The mini-heatwave brought massive crowds out last night in east Belfast for the largest and longest running Battle of the Somme anniversary parade,
More than 3,500 men from the 36th (Ulster) Division and the 16th (Irish) Division were killed at the Somme in 1916.
Last night’s parade saw over 40 lodges and 35 bands leave Templemore Avenue at 7.30pm.
Speaking just before he set off on the parade, Orange Order Grand Chaplain Mervyn Gibson told the News Letter he expected a great evening.
“I am looking forward to a big night on parade in east Belfast,” he said. “There are massive crowds out already.”
There were no official protests organised, and Mr Gibson said he was hoping for a peaceful night – although he said there would be “a heavy police presence” at the Short Strand.
“We do get the odd golf ball thrown at us there, but hopefully not tonight,” he added.

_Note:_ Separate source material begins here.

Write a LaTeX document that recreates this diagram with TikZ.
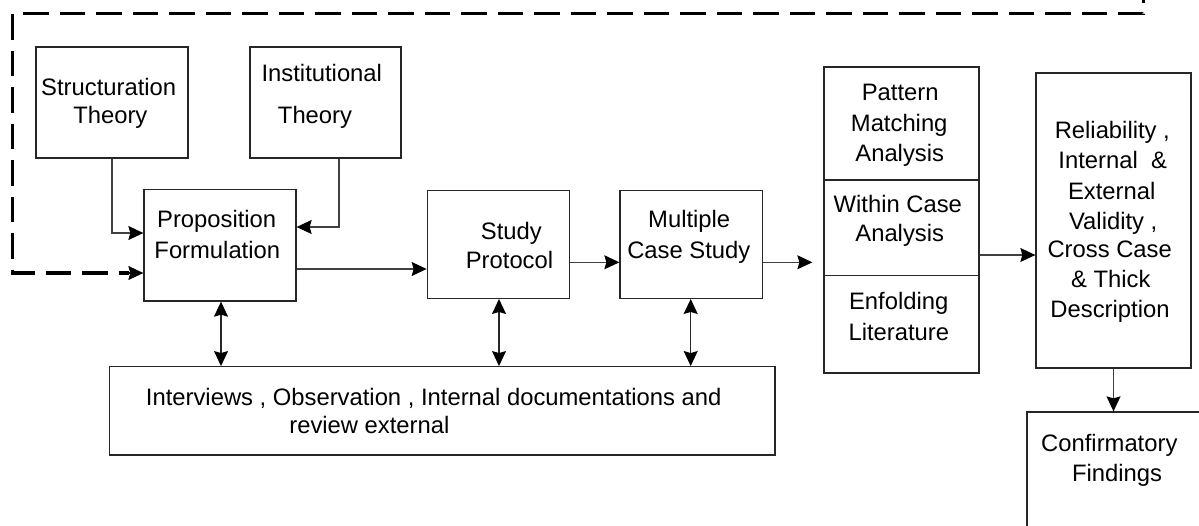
\documentclass[tikz,border=0pt]{standalone}
\usepackage{fontspec}
\setmainfont{Liberation Sans}
\usetikzlibrary{arrows.meta}
\begin{document}
\begin{tikzpicture}[x=1pt,y=-1pt,
  tip/.tip={Stealth[length=15pt,width=14pt,inset=2pt,color=black]},
  box/.style={draw=black!85,line width=1.3pt,rectangle,inner sep=0pt},
  txt/.style={anchor=base,inner sep=0pt,font=\fontsize{23.8}{29}\selectfont},
  conn/.style={draw=black!75,line width=1.2pt,-tip},
  dconn/.style={draw=black!85,line width=1.2pt,tip-tip},
  fb/.style={draw=black,line width=3.2pt,dash pattern=on 25.5pt off 11pt,dash phase=23pt}]
\useasboundingbox (0,0) rectangle (1199,525);
\clip (0,0) rectangle (1199,525);
% boxes
\node[box,minimum width=152pt,minimum height=111pt] (struct) at (112,102.5) {};
\node[box,minimum width=151pt,minimum height=111pt] (inst) at (325.5,102.5) {};
\node[box,minimum width=152pt,minimum height=111.5pt] (prop) at (220,245.25) {};
\node[box,minimum width=142pt,minimum height=107.6pt] (sp) at (498.3,244.5) {};
\node[box,minimum width=142.3pt,minimum height=107.6pt] (mcs) at (691.15,244.5) {};
\node[box,minimum width=665.7pt,minimum height=88.3pt] (bot) at (442.15,410.85) {};
\node[box,minimum width=155pt,minimum height=113pt] (pma) at (901.5,123.5) {};
\node[box,minimum width=155pt,minimum height=95.5pt] (wca) at (901.5,227.75) {};
\node[box,minimum width=155pt,minimum height=97.5pt] (enf) at (901.5,324.25) {};
\node[box,minimum width=155pt,minimum height=295pt] (rel) at (1113.5,220.5) {};
\node[box,minimum width=190pt,minimum height=130pt] (conf) at (1122,477) {};
% texts
\node[txt] (t1) at (108.7,95) {Structuration};
\node[txt] (t2) at (110.3,123.3) {Theory};
\node[txt] (t3) at (321.8,81) {Institutional};
\node[txt] (t4) at (315,123.3) {Theory};
\node[txt] (t5) at (216.7,227.3) {Proposition};
\node[txt] (t6) at (217.3,258.3) {Formulation};
\node[txt] (t7) at (511.3,239) {Study};
\node[txt] (t8) at (509.5,268.3) {Protocol};
\node[txt] (t9) at (689.2,227.3) {Multiple};
\node[txt] (t10) at (688.8,258.3) {Case Study};
\node[txt] (t11) at (433.7,405) {Interviews , Observation , Internal documentations and};
\node[txt] (t12) at (369.4,433.3) {review external};
\node[txt] (t13) at (900.2,100) {Pattern};
\node[txt] (t14) at (899.2,131.7) {Matching};
\node[txt] (t15) at (899.7,161) {Analysis};
\node[txt] (t16) at (897.8,212.3) {Within Case};
\node[txt] (t17) at (899.7,241.7) {Analysis};
\node[txt] (t18) at (898.7,309.3) {Enfolding};
\node[txt] (t19) at (898.8,340) {Literature};
\node[txt] (t20) at (1112.3,138.3) {Reliability ,};
\node[txt] (t21) at (1112.7,168.3) {Internal\ \ \&};
\node[txt] (t22) at (1111.7,199) {External};
\node[txt] (t23) at (1113.2,229.3) {Validity ,};
\node[txt] (t24) at (1109.7,257.7) {Cross Case};
\node[txt] (t25) at (1110.8,287.3) {\& Thick};
\node[txt] (t26) at (1110,317.7) {Description};
\node[txt] (t27) at (1109.3,451.7) {Confirmatory};
\node[txt] (t28) at (1117,481) {Findings};
% feedback dashed loop
\coordinate (fbstart) at (1143.5,0);
\coordinate (fbtr) at (1143.5,13.5);
\coordinate (fbtl) at (12.5,13.5);
\coordinate (fbbl) at (12.5,273);
\coordinate (fbend) at ([yshift=-27.75pt]prop.west);
\draw[fb] (fbstart) -- (fbtr) -- (fbtl) -- (fbbl) -- ([xshift=-14pt]fbend);
\draw[draw=black,line width=1.2pt,-tip] ([xshift=-18pt]fbend) -- (fbend);
% connectors
\draw[conn] (struct.south -| 112,0) -- (112,233) -- (112,233 -| prop.west);
\draw[conn] (inst.south -| 339,0) -- (339,227) -- (339,227 -| prop.east);
\draw[conn] (prop.east |- 0,269) -- (sp.west |- 0,269);
\draw[conn] (sp.east |- 0,262.3) -- (mcs.west |- 0,262.3);
\draw[conn] (mcs.east |- 0,262.3) -- ([xshift=-11pt]pma.west |- 0,262.3);
\draw[conn] (wca.east |- 0,255) -- (rel.west |- 0,255);
\draw[conn] (rel.south) -- (conf.north -| rel.south);
\draw[dconn] (prop.south -| 221,0) -- (bot.north -| 221,0);
\draw[dconn] (sp.south -| 499,0) -- (bot.north -| 499,0);
\draw[dconn] (mcs.south -| 690.7,0) -- (bot.north -| 690.7,0);
\end{tikzpicture}
\end{document}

District Master Raymond Spiers said: “While the primary focus of the parade is to commemorate the Battle of the Somme, this year – on the 100th anniversary of Gallipoli – there will be special mention of the contribution made by the Anzacs during our memorial service.”
He added: “Ballymacarrett Orange Hall is bedecked with the Australian and New Zealand flags in honour of those who fought from these great countries.”
Some 11,000 Australian and New Zealand Army Corps members died alongside 29,500 British and Irish troops in the campaign.